Our pearls before swine -
Plucked grapes off the vine -
And what’s Papa do?
Nada!

DJR said...

In a funeral scandal of some years ago, Cardinal Wuerl threw Father Guarnizo under the bus and sided with an admitted Buddhist lesbian. He represents everything that is wrong with the episcopate in the U.S.

It can't be too soon for Wuerl's generation, including all the grey-haired "nuns," to go to their eternal reward so that actual Catholics can rebuild what he and his ilk destroyed.

Mary said...

Read the articles at donaldwuerl.com, the cardinal is one who has nothing but contempt for our Lord and the Catholic faith.

John H. Graney said...

Is there any real, actual proof that the Pope agrees with him? Strictly speaking, I'm not sure that it would matter, but nothing that the Pope has actually said or done makes me think that he does.

Ben of the Bayou said...

Dear Father Hunwicke,

Greetings in the Lord and in the name of Pope St John Paul II.

Dear Father, your point is very well taken and one you have made masterfully several times on this blog. However, this time your fervour may have run ahead of plain reading. It seems to me that it would only be fair to give Cardinal Wuerl the benefit of the doubt here. At least with the bit you have given us, it would be very natural for most people to say "the Pope" and mean t"he office of the papacy." Admittedly other readings are possible. However, charity seems to demand that we give it the best reading. certainly your intellectual prowess has within it that generosity.

Finally, as evidence of the need for circumspection, I note with sadness how quickly the comments have turned to personal attacks against the Cardinal.

Yours sincerely,

Ben

Joseph D'Hippolito said...

Wuerl's comments about Francis are nothing new.

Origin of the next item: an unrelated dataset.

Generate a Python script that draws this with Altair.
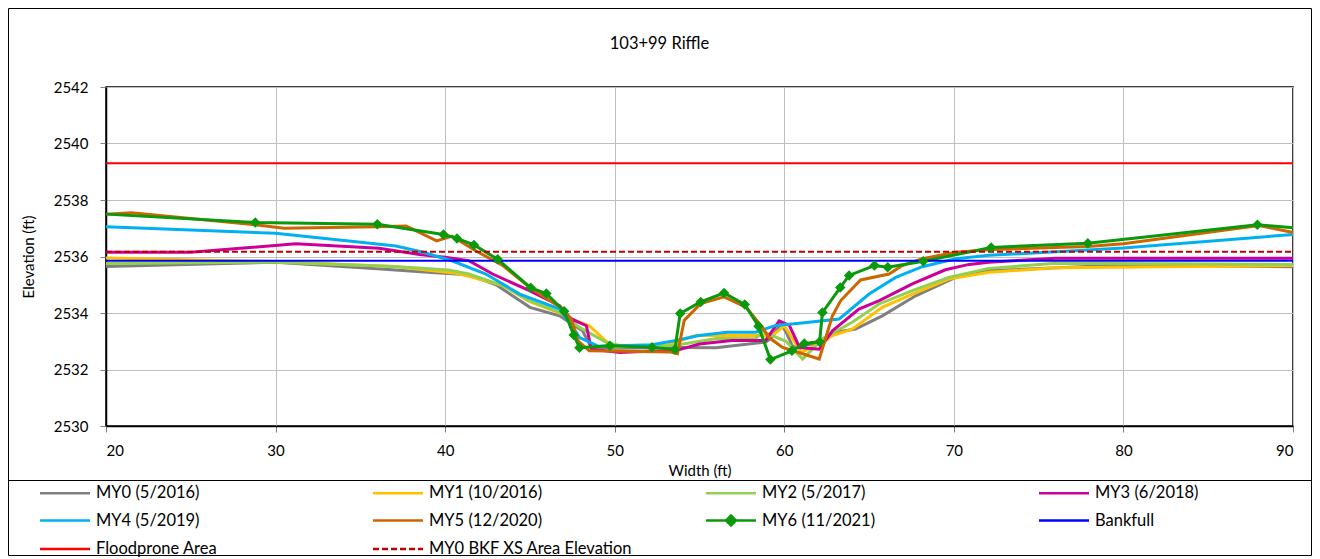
import altair as alt
import pandas as pd

SERIES = ["MY0 (5/2016)", "MY1 (10/2016)", "MY2 (5/2017)", "MY3 (6/2018)",
          "MY4 (5/2019)", "MY5 (12/2020)", "MY6 (11/2021)", "Bankfull",
          "Floodprone Area", "MY0 BKF XS Area Elevation"]
COLORS = ["#7F7F7F", "#FFC000", "#92D050", "#CC0099", "#00B0F0", "#CC6600",
          "#0A990A", "#0000FF", "#FF0000", "#C00000"]

my0_x = [20, 30, 36, 39.2, 41.4, 43.0, 45.0, 46.75, 47.5, 48.1, 48.6, 50, 53.6, 55.96,
         58.9, 59.2, 59.8, 60.1, 60.5, 61.67, 63.0, 64.2, 65.78, 67.75, 70.1, 72.06, 80, 90]
my0_y = [2535.65, 2535.8, 2535.57, 2535.43, 2535.35, 2535.0, 2534.2, 2533.9, 2533.6, 2533.37,
         2532.8, 2532.75, 2532.78, 2532.77, 2532.97, 2533.09, 2533.62, 2533.33, 2532.8, 2532.9,
         2533.31, 2533.43, 2533.9, 2534.61, 2535.26, 2535.5, 2535.7, 2535.64]

my1_x = [20, 30, 37, 40.5, 41.4, 43.4, 45, 46.75, 47.7, 48.5, 49.5, 50, 53.0, 54.77, 56.55,
         58.2, 59.3, 60.0, 61.0, 62.0, 62.84, 64.0, 65.78, 67.55, 69.7, 72.06, 76, 90]
my1_y = [2535.95, 2535.82, 2535.65, 2535.42, 2535.3, 2534.97, 2534.4, 2534.0, 2533.73, 2533.55,
         2533.0, 2532.8, 2532.85, 2533.2, 2533.2, 2533.2, 2533.2, 2533.55, 2532.6, 2532.9,
         2533.2, 2533.43, 2534.2, 2534.67, 2535.2, 2535.44, 2535.6, 2535.68]

my2_x = [20, 30, 37, 40.2, 41.4, 43.4, 44.97, 46.75, 47.93, 49.5, 50.5, 53.5, 56, 58.3, 58.7,
         59.5, 60.1, 61.08, 62.25, 64.0, 65.59, 67.55, 69.7, 72.06, 76, 90]
my2_y = [2535.75, 2535.8, 2535.65, 2535.52, 2535.38, 2534.97, 2534.44, 2534.02, 2533.49, 2532.96,
         2532.82, 2532.85, 2533.1, 2533.09, 2533.35, 2533.15, 2533.0, 2532.37, 2533.08, 2533.67,
         2534.32, 2534.79, 2535.26, 2535.58, 2535.76, 2535.72]

my3_x = [20, 25, 31.2, 36.1, 38.5, 40.0, 41.4, 42.8, 44.97, 46.75, 47.44, 48.33, 48.62, 50.3,
         52.0, 53.6, 55.0, 56.9, 58.9, 59.7, 60.3, 60.9, 62.06, 62.84, 64.4, 65.6, 67.55, 69.5,
         70.9, 72.06, 76, 90]
my3_y = [2536.15, 2536.15, 2536.45, 2536.29, 2536.07, 2535.97, 2535.85, 2535.38, 2534.79, 2534.26,
         2533.79, 2533.55, 2532.72, 2532.6, 2532.65, 2532.67, 2532.9, 2533.03, 2533.03, 2533.72,
         2533.56, 2532.78, 2532.72, 2533.37, 2534.14, 2534.44, 2535.03, 2535.53, 2535.72, 2535.8,
         2535.94, 2535.94]

my4_x = [20, 30, 37.1, 38.7, 40.4, 42.4, 44.4, 46.75, 47.53, 47.93, 49.05, 52.2, 53.6, 54.97,
         56.64, 58.3, 59.5, 60.9, 63.24, 65.0, 66.57, 68.14, 70.1, 72.06, 80, 90]
my4_y = [2537.05, 2536.82, 2536.37, 2536.15, 2535.85, 2535.38, 2534.67, 2534.14, 2533.49, 2533.13,
         2532.82, 2532.88, 2533.03, 2533.2, 2533.32, 2533.32, 2533.56, 2533.64, 2533.79, 2534.67,
         2535.26, 2535.64, 2535.92, 2536.04, 2536.3, 2536.78]

my5_x = [20, 21.5, 28.8, 30.5, 36, 37.7, 39.5, 40.4, 41.9, 43.4, 45.0, 46.94, 47.45, 47.85, 48.5,
         53.3, 53.7, 54.1, 55.07, 56.45, 57.73, 58.7, 59.1, 59.9, 62.06, 62.84, 63.33, 64.5, 66.18,
         66.96, 68.14, 70.1, 72.3, 77.9, 80, 88, 90]
my5_y = [2537.5, 2537.55, 2537.12, 2537.0, 2537.05, 2537.08, 2536.55, 2536.72, 2536.17, 2535.68,
         2534.9, 2534.14, 2533.75, 2533.0, 2532.66, 2532.62, 2532.56, 2533.74, 2534.33, 2534.57,
         2534.21, 2533.5, 2533.13, 2532.78, 2532.37, 2533.9, 2534.44, 2535.17, 2535.38, 2535.68,
         2535.92, 2536.15, 2536.25, 2536.35, 2536.45, 2537.1, 2536.85]

my6_x = [20, 28.8, 36.0, 39.9, 40.7, 41.7, 43.1, 45.05, 45.97, 47.02, 47.58, 47.92, 49.72, 52.2,
         53.55, 53.86, 55.07, 56.45, 57.67, 58.48, 59.18, 60.45, 61.18, 62.08, 62.25, 63.3, 63.82,
         65.32, 66.1, 68.2, 72.2, 77.9, 87.9, 90]
my6_y = [2537.5, 2537.2, 2537.14, 2536.78, 2536.64, 2536.41, 2535.9, 2534.89, 2534.69, 2534.06,
         2533.22, 2532.77, 2532.84, 2532.79, 2532.71, 2533.98, 2534.39, 2534.71, 2534.3, 2533.53,
         2532.35, 2532.66, 2532.92, 2532.98, 2534.02, 2534.9, 2535.33, 2535.68, 2535.62, 2535.83,
         2536.32, 2536.47, 2537.12, 2537.02]

ref_x = [20, 90]
bankfull_y = [2535.85, 2535.85]
floodprone_y = [2539.3, 2539.3]
bkf_xs_y = [2536.17, 2536.17]

x_ticks = [20, 30, 40, 50, 60, 70, 80, 90]
y_ticks = [2530, 2532, 2534, 2536, 2538, 2540, 2542]

survey = [(SERIES[0], my0_x, my0_y), (SERIES[1], my1_x, my1_y), (SERIES[2], my2_x, my2_y),
          (SERIES[3], my3_x, my3_y), (SERIES[4], my4_x, my4_y), (SERIES[5], my5_x, my5_y),
          (SERIES[6], my6_x, my6_y)]
refs = [(SERIES[7], ref_x, bankfull_y), (SERIES[8], ref_x, floodprone_y),
        (SERIES[9], ref_x, bkf_xs_y)]


def frame(items):
    rows = []
    for name, xs, ys in items:
        for i, (a, b) in enumerate(zip(xs, ys)):
            rows.append({"series": name, "x": a, "y": b, "i": i})
    return pd.DataFrame(rows)


survey_df = frame(survey)
ref_df = frame(refs)
my6_df = frame([survey[6]])

FONT = "Lato"
xs = alt.X("x:Q", scale=alt.Scale(domain=[20, 90], nice=False, zero=False),
           axis=alt.Axis(title="Width (ft)", values=x_ticks, format="d"))
ys = alt.Y("y:Q", scale=alt.Scale(domain=[2530, 2542], nice=False, zero=False),
           axis=alt.Axis(title="Elevation (ft)", values=y_ticks, format="d"))

MY6 = SERIES[6]
BKF = SERIES[9]
legend = alt.Legend(
    title=None, orient="none", direction="horizontal", legendX=-51, legendY=395, columns=4,
    gridAlign="all", columnPadding=67, rowPadding=6.5, symbolSize=278, labelOffset=21,
    symbolType={"expr": f"datum.value === '{MY6}' ? 'M-3,0H3M0,-0.6L0.6,0L0,0.6L-0.6,0Z' : 'M-3,0H3'"},
    symbolDash={"expr": f"datum.value === '{BKF}' ? [6,3] : [1,0]"},
    symbolFillColor={"expr": f"datum.value === '{MY6}' ? '#0A990A' : 'transparent'"},
    symbolStrokeWidth=2.5, labelFont=FONT, labelFontSize=16.5, labelColor="#000",
    labelLimit=400, padding=0,
)
color = alt.Color("series:N", scale=alt.Scale(domain=SERIES, range=COLORS), legend=legend)

lines = alt.Chart(survey_df).mark_line(strokeWidth=3).encode(
    x=xs, y=ys, color=color, order="i:Q")

ref_lines = alt.Chart(ref_df).mark_line(strokeWidth=2).encode(
    x=xs, y=ys, color=color,
    strokeDash=alt.StrokeDash("series:N", scale=alt.Scale(
        domain=SERIES[7:], range=[[1, 0], [1, 0], [6, 3]]), legend=None),
    order="i:Q")

markers = alt.Chart(my6_df).transform_filter(
    "datum.x > 20 && datum.x < 90").mark_point(
    shape="diamond", filled=True, size=110, opacity=1, color="#0A990A").encode(x=xs, y=ys)

box = alt.Chart(alt.Data(values=[{}])).mark_rect(
    filled=False, stroke="#000", strokeWidth=1).encode(
    x=alt.value(-97.5), x2=alt.value(1205.5), y=alt.value(-78.5), y2=alt.value(468.5))
sep = alt.Chart(alt.Data(values=[{}])).mark_rule(color="#000", strokeWidth=1).encode(
    x=alt.value(-97.5), x2=alt.value(1205.5), y=alt.value(393.5))

chart = alt.layer(lines, ref_lines, markers, box, sep).properties(
    width=1187, height=339,
    title=alt.TitleParams("103+99 Riffle", font=FONT, fontSize=16.5, fontWeight="normal",
                          anchor="middle", offset=-44, color="#000", dx=-40),
    autosize=alt.AutoSizeParams(type="none"),
    padding={"left": 98, "top": 79, "right": 19, "bottom": 133},
).configure_view(stroke="#000", strokeWidth=1.5).configure_axis(
    labelFont=FONT, labelFontSize=15, labelColor="#000", titleFont=FONT, titleFontSize=15,
    titleColor="#000", titleFontWeight="normal", gridColor="#BFBFBF", gridWidth=1,
    domainColor="#000", domainWidth=1.5, tickColor="#7F7F7F", tickSize=6,
).configure_axisX(labelPadding=11, titlePadding=5).configure_axisY(
    labelPadding=12, titlePadding=17)

chart.save("out.html", embed_options={"renderer": "svg", "actions": False})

When Charles Chaput was the archbishop of Denver, he had the audacity to criticize Supreme Court Justice Antonin Scalia's legitimate skepticism about JPII's arbitrary, revisionist stance on capital punishment in "First Things" magazine thus:

"When Catholic Supreme Court Justice Antonin Scalia publicly disputes church teaching on the death penalty, the message he sends is not all that different from Frances Kissling disputing what the church teaches about abortion,... the impulse to pick and choose what we're going to accept is exactly the same kind of 'cafeteria Catholicism' in both cases.”

Kissling is the president and founder of the pro-abortion Catholics For A Free Choice.

As far as JPII's views on capital punishment contradicting centuries of Catholic teaching are concerned, read this:

http://archive.frontpagemag.com/readArticle.aspx?ARTID=1463

Because of JPII's arbitrary revisionism, Catholicism has embraced an abolitionist approach as de facto doctrine regarding capital punishment. Despite the fact that JPII's revisionism directly contradicts centuries of teaching from both Scripture and Tradition, the vast majority of Catholic bishops now teach the abolitionist perspective as doctrine -- simply because of JPII's personality cult.

What's the point? JPII and Chaput laid the egg that Francis and Wuerl are hatching.